Under both bills, any acquisition by a large technology company (i.e., a “covered platform operator”) of the stock or assets of any other “person engaged in commerce or in any activity or affecting commerce” would be prohibited unless the acquiring platform “demonstrates by clear and convincing evidence” that the target company either does not compete directly with the covered platform for any product or service or at, minimum, the target company only poses a “nascent or potential” competitive threat.  As the draft bills concede, not only are the goals of such draconian restrictions to prevent large tech platforms from either “enhanc[ing]” or “increas[ing]” their market position, but also to prevent these companies from even “maintain[ing]” their current market position.  Needless to say, such a radical approach marks a significant departure from current antitrust law and jurisprudence.

But while these bills might make for good populist fodder in today’s highly political environment, it appears that little attention has been paid to the potential unintended consequences that could result should this proposed legislation ever to become law.  Firms are not passive recipients of regulation, and they will alter their behavior within the boundaries of the law to avoid regulatory intent.  As such, this legislation does not bode well for America’s innovation economy.

A recent economic study highlights some of these concerns.  Among other findings, the analysis found that statutory restrictions like those proposed in the “antitrust reform” bills on acquisitions by the large platforms will adversely affect investments in innovations and alter the innovator-investor exit strategy, incentivizing innovators to transfer their innovations to dominant firms in even earlier stages to avoid antitrust scrutiny.  In fact, these statutory prohibitions may encourage innovators to choose this early exit strategy despite it being inefficient.  Such prohibitions also will drive innovation to go in-house at big firms and reduce external, independent innovation.  More importantly, these prohibitions on later-stage acquisitions will reduce the returns to innovation, thus slowing technological advancement across the industry.

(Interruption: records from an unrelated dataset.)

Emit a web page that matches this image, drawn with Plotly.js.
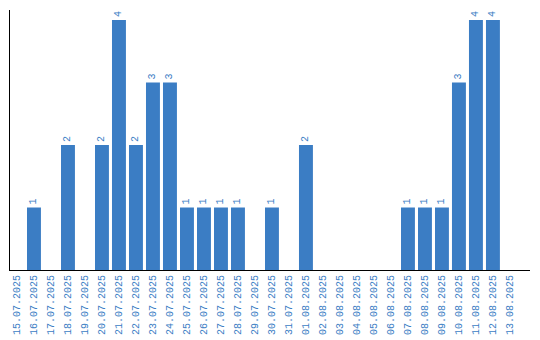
<!DOCTYPE html>
<html><head><meta charset="utf-8">
<script src="https://cdn.plot.ly/plotly-3.0.1.min.js"></script>
<style>html,body{margin:0;padding:0;background:#fff}#c{width:540px;height:340px}</style>
</head><body><div id="c"></div>
<script>
const dates = ["15.07.2025","16.07.2025","17.07.2025","18.07.2025","19.07.2025","20.07.2025","21.07.2025","22.07.2025","23.07.2025","24.07.2025","25.07.2025","26.07.2025","27.07.2025","28.07.2025","29.07.2025","30.07.2025","31.07.2025","01.08.2025","02.08.2025","03.08.2025","04.08.2025","05.08.2025","06.08.2025","07.08.2025","08.08.2025","09.08.2025","10.08.2025","11.08.2025","12.08.2025","13.08.2025"];
const counts = [0,1,0,2,0,2,4,2,3,3,1,1,1,1,0,1,0,2,0,0,0,0,0,1,1,1,3,4,4,0];
const labels = counts.map(v => v > 0 ? String(v) : "");
const blue = "#3b7dc4";
Plotly.newPlot("c", [{
  type: "bar", x: dates, y: counts, text: labels,
  textposition: "outside", textangle: -90, cliponaxis: false,
  textfont: {family: "Liberation Mono", size: 10, color: blue},
  marker: {color: blue}, hoverinfo: "none"
}], {
  width: 540, height: 340,
  margin: {l: 10, r: 10, t: 10, b: 70},
  paper_bgcolor: "#fff", plot_bgcolor: "#fff",
  bargap: 0.18, showlegend: false,
  xaxis: {type: "category", range: [-0.41, 30.18], tickangle: -90,
    tickfont: {family: "Liberation Mono", size: 10, color: blue},
    showline: true, linecolor: "#000", linewidth: 1, showgrid: false, ticks: "", zeroline: false, fixedrange: true},
  yaxis: {range: [0, 4.16], showline: true, linecolor: "#000", linewidth: 1, showgrid: false,
    showticklabels: false, ticks: "", zeroline: false, fixedrange: true}
}, {staticPlot: true});
</script></body></html>
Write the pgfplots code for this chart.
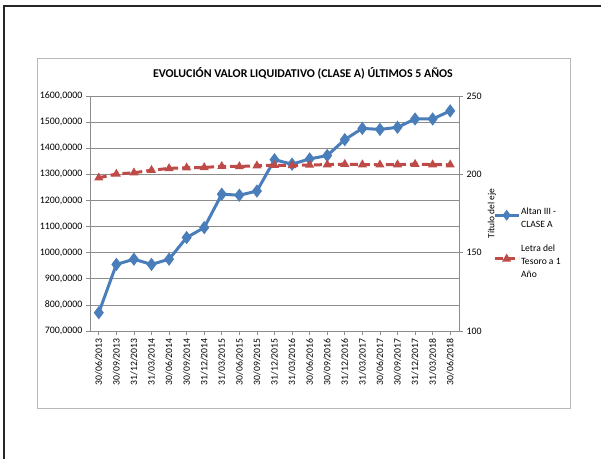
\documentclass[border=0pt]{standalone}
\usepackage{pgfplots}
\pgfplotsset{compat=1.18}
\usepackage{pgfplotstable}
\usepackage{fontspec}
\setmainfont{Carlito}
\definecolor{exblue}{RGB}{74,126,187}
\definecolor{exred}{RGB}{190,75,72}
\definecolor{exgrid}{RGB}{140,140,140}
\definecolor{exframe}{RGB}{185,185,185}

\pgfplotstableread{
idx v
0 770
1 955
2 975
3 955
4 975
5 1058
6 1096
7 1224
8 1220
9 1236
10 1356
11 1339
12 1359
13 1372
14 1433
15 1476
16 1472
17 1480
18 1512
19 1512
20 1543
}\altan

\pgfplotstableread{
idx v
0 197.8
1 200.2
2 201.0
3 202.6
4 203.8
5 204.2
6 204.4
7 205.1
8 205.0
9 205.5
10 205.8
11 205.6
12 206.0
13 206.2
14 206.5
15 206.2
16 206.1
17 206.2
18 206.5
19 206.2
20 206.1
}\letra

\begin{document}
\begin{tikzpicture}
\useasboundingbox (0pt,0pt) rectangle (601pt,459pt);
\fill[white] (0pt,0pt) rectangle (601pt,459pt);
\draw[black!85, line width=1.6pt] (4pt,0pt) -- (4pt,453pt) -- (601pt,453pt);
\draw[exframe, line width=0.9pt] (37pt,51pt) rectangle (570pt,401pt);

\begin{axis}[
  at={(90pt,128pt)}, anchor=south west,
  width=369pt, height=235pt, scale only axis,
  xmin=-0.5, xmax=20.5, ymin=700, ymax=1600,
  xtick={0,...,20},
  xticklabels={30/06/2013,30/09/2013,31/12/2013,31/03/2014,30/06/2014,30/09/2014,31/12/2014,31/03/2015,30/06/2015,30/09/2015,31/12/2015,31/03/2016,30/06/2016,30/09/2016,31/12/2016,31/03/2017,30/06/2017,30/09/2017,31/12/2017,31/03/2018,30/06/2018},
  x tick label style={rotate=90, anchor=east, font=\fontsize{9.7}{10}\selectfont},
  ytick={700,800,...,1600},
  scaled y ticks=false,
  y tick label style={font=\fontsize{9.9}{10}\selectfont,
    /pgf/number format/.cd, fixed, fixed zerofill, precision=4, use comma, 1000 sep={}, assume math mode=true},
  axis x line*=bottom, axis y line*=left,
  axis line style={exgrid, line width=0.6pt},
  ymajorgrids, major grid style={exgrid, line width=0.6pt},
  tick align=outside, major tick length=4pt,
  tick style={exgrid, line width=0.6pt},
  title={\bfseries EVOLUCIÓN VALOR LIQUIDATIVO (CLASE A) ÚLTIMOS 5 AÑOS},
  title style={at={(axis description cs:0.577,1.072)}, anchor=center, font=\fontsize{11.9}{13}\selectfont},
  clip=false,
]
\addplot[exblue, line width=3pt, mark=diamond*, mark size=4.2pt, mark options={solid, fill=exblue}] table[x=idx, y=v] {\altan};
\end{axis}

\begin{axis}[
  at={(90pt,128pt)}, anchor=south west,
  width=369pt, height=235pt, scale only axis,
  xmin=-0.5, xmax=20.5, ymin=100, ymax=250,
  ytick={100,150,200,250},
  axis y line*=right, axis x line=none,
  axis line style={exgrid, line width=0.6pt},
  tick align=outside, major tick length=4pt,
  tick style={exgrid, line width=0.6pt},
  y tick label style={font=\fontsize{9.9}{10}\selectfont, /pgf/number format/assume math mode=true},
  ylabel={Título del eje},
  ylabel style={at={(axis description cs:1.0894,0.5)}, anchor=center, font=\fontsize{9.4}{10}\selectfont},
  legend style={at={(axis description cs:1.092,0.53)}, anchor=north west, draw=none, fill=none,
    inner sep=0pt, row sep=14pt, font=\fontsize{9.6}{13}\selectfont,
    nodes={align=left, inner sep=1pt}},
  legend cell align=left,
  legend image code/.code={\draw[mark repeat=2, mark phase=2, #1] plot coordinates {(0pt,3pt) (12pt,3pt) (24pt,3pt)};},
  clip=false,
]
\addlegendimage{exblue, line width=3pt, mark=diamond*, mark size=3pt, mark options={solid, fill=exblue}}
\addlegendentry{Altan III -\\CLASE A}
\addplot[exred, line width=3pt, dash pattern=on 8pt off 4pt, mark=triangle*, mark size=2.3pt, mark options={solid, fill=exred}] table[x=idx, y=v] {\letra};
\addlegendentry{Letra del\\Tesoro a 1\\Año}
\end{axis}
\end{tikzpicture}
\end{document}
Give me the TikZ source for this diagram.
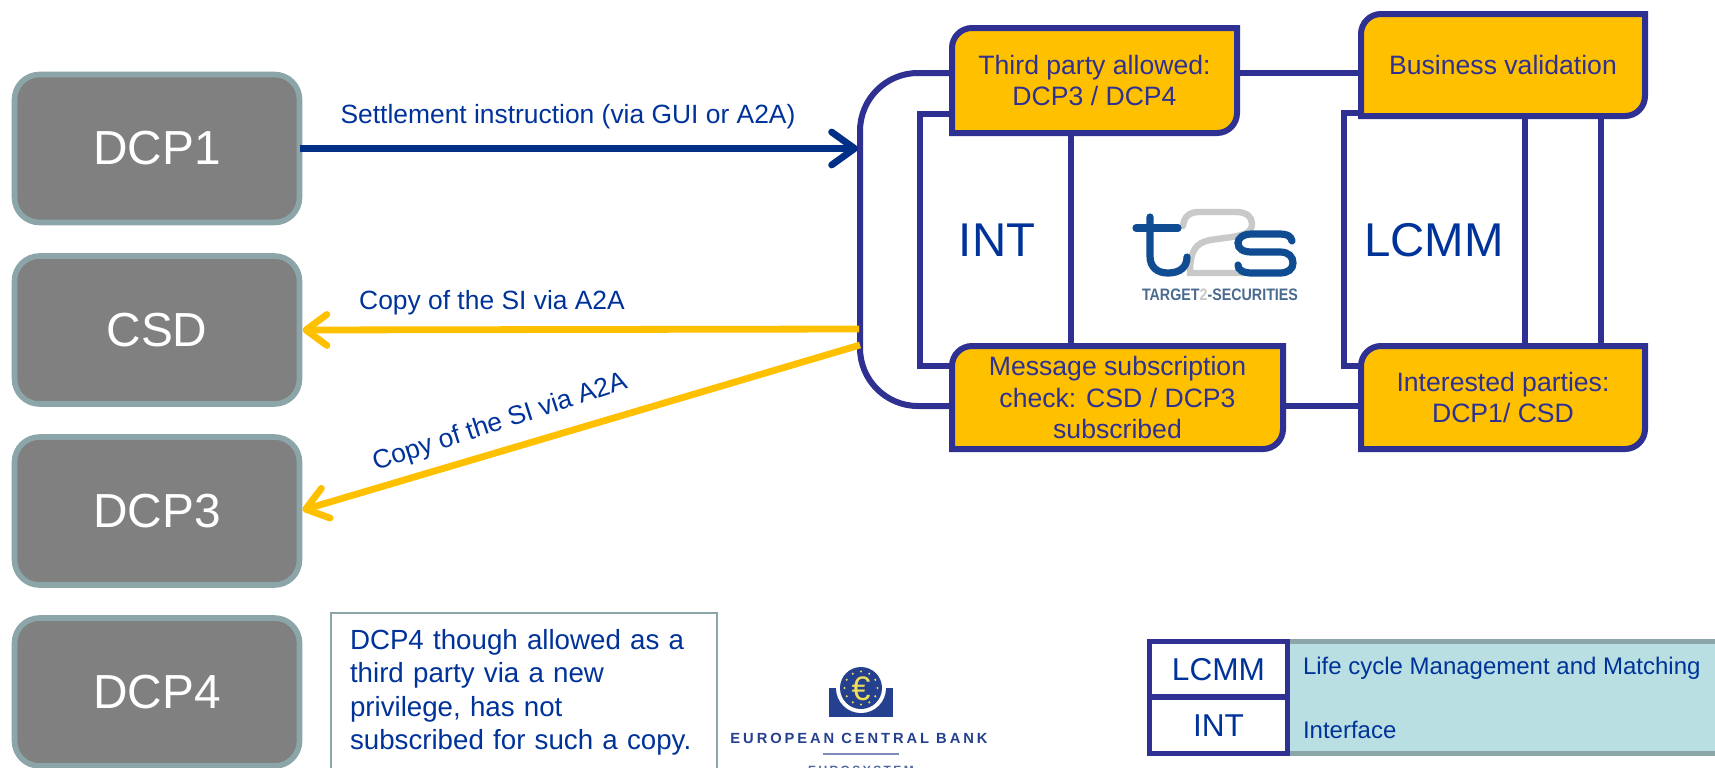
\documentclass[tikz,border=0pt]{standalone}
\usepackage{fontspec}
\usepackage{graphicx}
\setmainfont{Liberation Sans}
\newfontfamily\ecbfont[LetterSpace=20]{Liberation Sans}
\usetikzlibrary{arrows.meta}
\definecolor{navyline}{HTML}{2E3192}
\definecolor{navyarrow}{HTML}{002F87}
\definecolor{textblue}{HTML}{003399}
\definecolor{amber}{HTML}{FFC000}
\definecolor{slate}{HTML}{8BA5A8}
\definecolor{boxgrey}{HTML}{808080}
\definecolor{teal}{HTML}{B9DFE2}
\definecolor{logoblue}{HTML}{0F4C92}
\definecolor{logogrey}{HTML}{C9C9C9}
\definecolor{logotext}{HTML}{4A6A8E}
\definecolor{ecbblue}{HTML}{24408E}
\definecolor{ecbyellow}{HTML}{EFE05A}
\tikzset{
  every node/.style={outer sep=0pt,inner sep=0pt},
  party/.style={draw=slate,fill=boxgrey,line width=2.8pt,rounded corners=12.5pt,minimum width=142.5pt,minimum height=74pt,text=white,font=\fontsize{23.9}{28}\selectfont},
  tagshape/.style={draw=navyline,fill=amber,line width=3pt},
  tagtext/.style={text=navyline,align=center,font=\fontsize{13.3}{15.9}\selectfont},
  frame/.style={draw=navyline,line width=3pt},
  bigtext/.style={text=textblue,font=\fontsize{23.7}{28}\selectfont},
  flowlabel/.style={text=textblue,font=\fontsize{13.2}{15}\selectfont},
  solidflow/.style={draw=navyarrow,line width=3.4pt,-{Straight Barb[length=11.5pt,width=16.5pt,round]}},
  copyflow/.style={draw=amber,line width=3.4pt,shorten >=1.5pt,-{Straight Barb[length=10.5pt,width=15.5pt,round]}},
  legendkey/.style={draw=navyline,fill=white,line width=2.6pt,minimum width=69pt,text=textblue,font=\fontsize{15.8}{19}\selectfont},
  legendtext/.style={anchor=west,text=textblue,font=\fontsize{12}{14}\selectfont},
  t2sblue/.style={draw=logoblue,line width=3.6pt,line cap=round},
  t2sgrey/.style={draw=logogrey,line width=3.2pt,line cap=round},
}
\newcommand{\tagbox}[6]{%
  \pgfmathsetmacro\tagw{(#4-#2)*0.5}%
  \pgfmathsetmacro\tagh{(#5-#3)*0.5}%
  \path[tagshape] (#2,#5) [rounded corners=0pt] -- (#2,{#3+20}) [rounded corners=10pt] -- (#2,#3) [sharp corners] -- (#4,#3) -- (#4,{#5-20}) [rounded corners=10pt] -- (#4,#5) [sharp corners] -- cycle;
  \node[tagtext,minimum width=\tagw pt,minimum height=\tagh pt] (#1) at ({(#2+#4)/2},{(#3+#5)/2}) {#6};
}
\begin{document}
\begin{tikzpicture}[x=0.5pt,y=-0.5pt]
\useasboundingbox (0,0) rectangle (1715,767);
\clip (0,0) rectangle (1715,767);
\fill[white] (0,0) rectangle (1715,767);

% frames behind the amber boxes
\coordinate (outerT) at (860,73);
\coordinate (outerB) at (860,406);
\coordinate (intT) at (920,114);
\coordinate (intB) at (920,366);
\coordinate (lcmT) at (1344,113);
\coordinate (lcmB) at (1344,366);
\coordinate (divA) at (1071,0);
\coordinate (divB) at (1525,0);
\coordinate (divC) at (1601,0);

\tagbox{third}{952}{28}{1237}{133}{Third party allowed:\\DCP3 / DCP4}
\tagbox{biz}{1361}{14}{1645}{116}{Business validation}
\tagbox{msg}{952}{346}{1283}{449}{Message subscription\\check: CSD / DCP3\\subscribed}
\tagbox{inter}{1361}{346}{1645}{449}{Interested parties:\\DCP1/ CSD}

\draw[frame,rounded corners=29pt] (third.west |- outerT) -- (outerT) -- (outerB) -- (msg.west |- outerB);
\draw[frame] (third.east |- outerT) -- (biz.west |- outerT);
\draw[frame] (msg.east |- outerB) -- (inter.west |- outerB);
\draw[frame] (third.west |- intT) -- (intT) -- (intB) -- (msg.west |- intB);
\draw[frame] (biz.west |- lcmT) -- (lcmT) -- (lcmB) -- (inter.west |- lcmB);
\draw[frame] (third.south -| divA) -- (msg.north -| divA);
\draw[frame] (biz.south -| divB) -- (inter.north -| divB);
\draw[frame] (biz.south -| divC) -- (inter.north -| divC);

\node[bigtext] (intlabel) at (997,240) {INT};
\node[bigtext] (lcmmlabel) at (1434,240) {LCMM};

% parties
\node[party] (dcp1) at (157,148.5) {DCP1};
\node[party] (csd) at (157,330) {CSD};
\node[party] (dcp3) at (157,511) {DCP3};
\node[party] (dcp4) at (157,692) {DCP4};

% flows
\coordinate (inArrow) at (858,148.5);
\coordinate (outA) at (859,329);
\coordinate (outB) at (860,345);
\draw[solidflow] (dcp1.east) -- (inArrow);
\draw[copyflow] (outA) -- (csd.east);
\draw[copyflow] (outB) -- (dcp3.east);
\node[flowlabel] (lblA) at (568,117) {Settlement instruction (via GUI or A2A)};
\node[flowlabel] (lblB) at (492,303) {Copy of the SI via A2A};
\node[flowlabel,rotate=18] (lblC) at (500,423) {Copy of the SI via A2A};

% note
\node[draw=slate,line width=1pt,anchor=north west,minimum width=193pt,minimum height=78.5pt,text width=174pt,inner xsep=9.5pt,align=left,text=textblue,font=\fontsize{13.85}{16.7}\selectfont] (note) at (331,613) {\rule{0pt}{11pt}DCP4 though allowed as a\\third party via a new\\privilege, has not\\subscribed for such a copy.};

% T2S logo
\draw[t2sgrey] (1183,226) .. controls (1184,216) and (1190,212) .. (1199,212) -- (1236,212) .. controls (1247,212) and (1252,217) .. (1252,224) .. controls (1252,232) and (1244,235) .. (1232,237) -- (1210,240) .. controls (1196,243) and (1190,250) .. (1190,273) -- (1245,273);
\draw[t2sblue] (1150,217) -- (1150,256) .. controls (1150,267) and (1157,273) .. (1168,273) .. controls (1180,273) and (1187,267) .. (1187,257);
\draw[t2sblue] (1136,228) -- (1178,228);
\draw[t2sblue] (1292,241) .. controls (1291,236) and (1287,234) .. (1280,234) -- (1252,234) .. controls (1243,234) and (1238,238) .. (1238,243) .. controls (1238,249) and (1243,252) .. (1252,252) -- (1280,252) .. controls (1289,252) and (1293,257) .. (1293,263) .. controls (1293,269) and (1288,273) .. (1280,273) -- (1252,273) .. controls (1243,273) and (1238,270) .. (1238,265);
\node[text=logotext,font=\fontsize{8.3}{10}\selectfont\bfseries] (t2stext) at (1220,295) {\scalebox{.86}[1]{TARGET\textcolor{logogrey}{2}-SECURITIES}};

% ECB logo
\fill[ecbblue] (829,688) rectangle (893,717);
\fill[white] (861,688) circle[radius=25];
\fill[ecbblue] (861,688) circle[radius=21];
\foreach \a in {0,30,...,330}{\fill[ecbyellow] ({861+16.5*cos(\a)},{688+16.5*sin(\a)}) circle[radius=1.2];}
\node[text=ecbyellow,font=\fontsize{17}{17}\selectfont] (euro) at (861,689) {€};
\node[text=ecbblue,font=\ecbfont\fontsize{7.35}{9}\selectfont\bfseries] (ecbname) at (859,738) {EUROPEAN CENTRAL BANK};
\draw[ecbblue!60,line width=.8pt] (823,754) -- (899,754);
\node[text=ecbblue!80,font=\ecbfont\fontsize{6}{8}\selectfont\bfseries] (ecbsys) at (861,770) {EUROSYSTEM};

% legend
\fill[teal] (1290,641) rectangle (1715,754);
\fill[slate] (1290,639) rectangle (1715,644);
\fill[slate] (1290,751) rectangle (1715,756);
\node[legendkey,minimum height=27.7pt] (keyL) at (1218.5,669.2) {LCMM};
\node[legendkey,minimum height=28pt] (keyI) at (1218.5,725.5) {INT};
\node[legendtext] (txtL) at (1303,668) {Life cycle Management and Matching};
\node[legendtext] (txtI) at (1303,730) {Interface};
\end{tikzpicture}
\end{document}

Exit by sale is a primary means by which investors in technology make a profit, and many innovations are developed specifically with the hope of selling out to well-established firms due to the profits provided by positive network external effects.  Raising barriers to the acquisition of burgeoning tech firms by established platforms may simply lead to the sale of technology in very early stages to avoid antitrust scrutiny, increasing in-house development and reducing innovation by small firms.

Both the House and Senate versions of the Platform Competition and Opportunity Act will certainly reduce the amount of independent innovation in the technology space—an unintended consequence—but could also ultimately reduce competition, directly undermining the intended consequence of the legislation.  Accordingly, so long as the goal of antitrust remains the maximization of consumer welfare, these bills certainly are a step in the wrong direction.